━━━━━ Dataset excerpt
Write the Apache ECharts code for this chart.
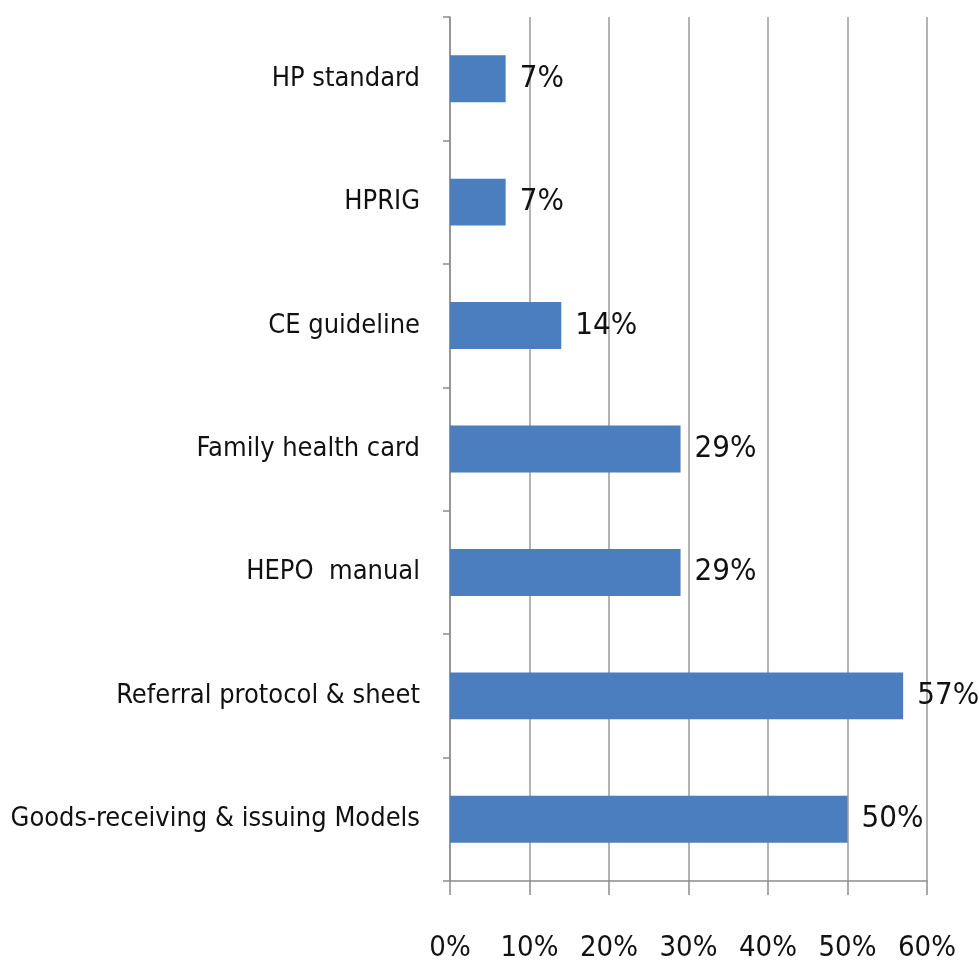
<!DOCTYPE html>
<html>
<head>
<meta charset="utf-8">
<script src="https://cdn.jsdelivr.net/npm/echarts@6/dist/echarts.min.js"></script>
<style>
  html, body { margin: 0; padding: 0; background: #ffffff; }
  #chart { width: 979px; height: 975px; }
</style>
</head>
<body>
<div id="chart"></div>
<script>
const categories = [
  'HP standard',
  'HPRIG',
  'CE guideline',
  'Family health card',
  'HEPO  manual',
  'Referral protocol & sheet',
  'Goods-receiving & issuing Models'
];
const shares = [7, 7, 14, 29, 29, 57, 50];
const xTicks = [0, 10, 20, 30, 40, 50, 60];

const FONT = '"Liberation Sans Narrow", "DejaVu Sans Condensed", sans-serif';
const chart = echarts.init(document.getElementById('chart'), null, { renderer: 'canvas' });

chart.setOption({
  animation: false,
  backgroundColor: '#ffffff',
  grid: { left: 450, right: 52, top: 17, bottom: 94, containLabel: false },
  xAxis: {
    type: 'value',
    min: xTicks[0],
    max: xTicks[xTicks.length - 1],
    interval: 10,
    axisLine: { show: true, lineStyle: { color: '#8c8c8c', width: 1.5 } },
    axisTick: { show: true, length: 14, lineStyle: { color: '#8c8c8c', width: 1.5 } },
    splitLine: { show: true, lineStyle: { color: '#9a9a9a', width: 1.5 } },
    axisLabel: {
      margin: 53,
      fontFamily: FONT,
      fontSize: 29,
      color: '#111111',
      formatter: function (v) { return v + '%'; }
    }
  },
  yAxis: {
    type: 'category',
    inverse: true,
    data: categories,
    axisLine: { show: true, lineStyle: { color: '#8c8c8c', width: 1.5 } },
    axisTick: { show: true, length: 7, lineStyle: { color: '#8c8c8c', width: 1.5 } },
    splitLine: { show: false },
    axisLabel: {
      margin: 30,
      fontFamily: FONT,
      fontSize: 27,
      color: '#111111'
    }
  },
  series: [{
    type: 'bar',
    data: shares,
    barWidth: '38%',
    itemStyle: { color: '#4A7EBF' },
    label: {
      show: true,
      position: 'right',
      distance: 14,
      fontFamily: FONT,
      fontSize: 31,
      color: '#111111',
      formatter: function (p) { return p.value + '%'; }
    }
  }]
});
</script>
</body>
</html>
━━━━━━━━━━
_Challenge_
Please write out all of the material above without changing a word, and omit any pictures.

_Reply to the exercise_
Write the Apache ECharts code for this chart.
<!DOCTYPE html>
<html>
<head>
<meta charset="utf-8">
<script src="https://cdn.jsdelivr.net/npm/echarts@6/dist/echarts.min.js"></script>
<style>
  html, body { margin: 0; padding: 0; background: #ffffff; }
  #chart { width: 979px; height: 975px; }
</style>
</head>
<body>
<div id="chart"></div>
<script>
const categories = [
  'HP standard',
  'HPRIG',
  'CE guideline',
  'Family health card',
  'HEPO  manual',
  'Referral protocol & sheet',
  'Goods-receiving & issuing Models'
];
const shares = [7, 7, 14, 29, 29, 57, 50];
const xTicks = [0, 10, 20, 30, 40, 50, 60];

const FONT = '"Liberation Sans Narrow", "DejaVu Sans Condensed", sans-serif';
const chart = echarts.init(document.getElementById('chart'), null, { renderer: 'canvas' });

chart.setOption({
  animation: false,
  backgroundColor: '#ffffff',
  grid: { left: 450, right: 52, top: 17, bottom: 94, containLabel: false },
  xAxis: {
    type: 'value',
    min: xTicks[0],
    max: xTicks[xTicks.length - 1],
    interval: 10,
    axisLine: { show: true, lineStyle: { color: '#8c8c8c', width: 1.5 } },
    axisTick: { show: true, length: 14, lineStyle: { color: '#8c8c8c', width: 1.5 } },
    splitLine: { show: true, lineStyle: { color: '#9a9a9a', width: 1.5 } },
    axisLabel: {
      margin: 53,
      fontFamily: FONT,
      fontSize: 29,
      color: '#111111',
      formatter: function (v) { return v + '%'; }
    }
  },
  yAxis: {
    type: 'category',
    inverse: true,
    data: categories,
    axisLine: { show: true, lineStyle: { color: '#8c8c8c', width: 1.5 } },
    axisTick: { show: true, length: 7, lineStyle: { color: '#8c8c8c', width: 1.5 } },
    splitLine: { show: false },
    axisLabel: {
      margin: 30,
      fontFamily: FONT,
      fontSize: 27,
      color: '#111111'
    }
  },
  series: [{
    type: 'bar',
    data: shares,
    barWidth: '38%',
    itemStyle: { color: '#4A7EBF' },
    label: {
      show: true,
      position: 'right',
      distance: 14,
      fontFamily: FONT,
      fontSize: 31,
      color: '#111111',
      formatter: function (p) { return p.value + '%'; }
    }
  }]
});
</script>
</body>
</html>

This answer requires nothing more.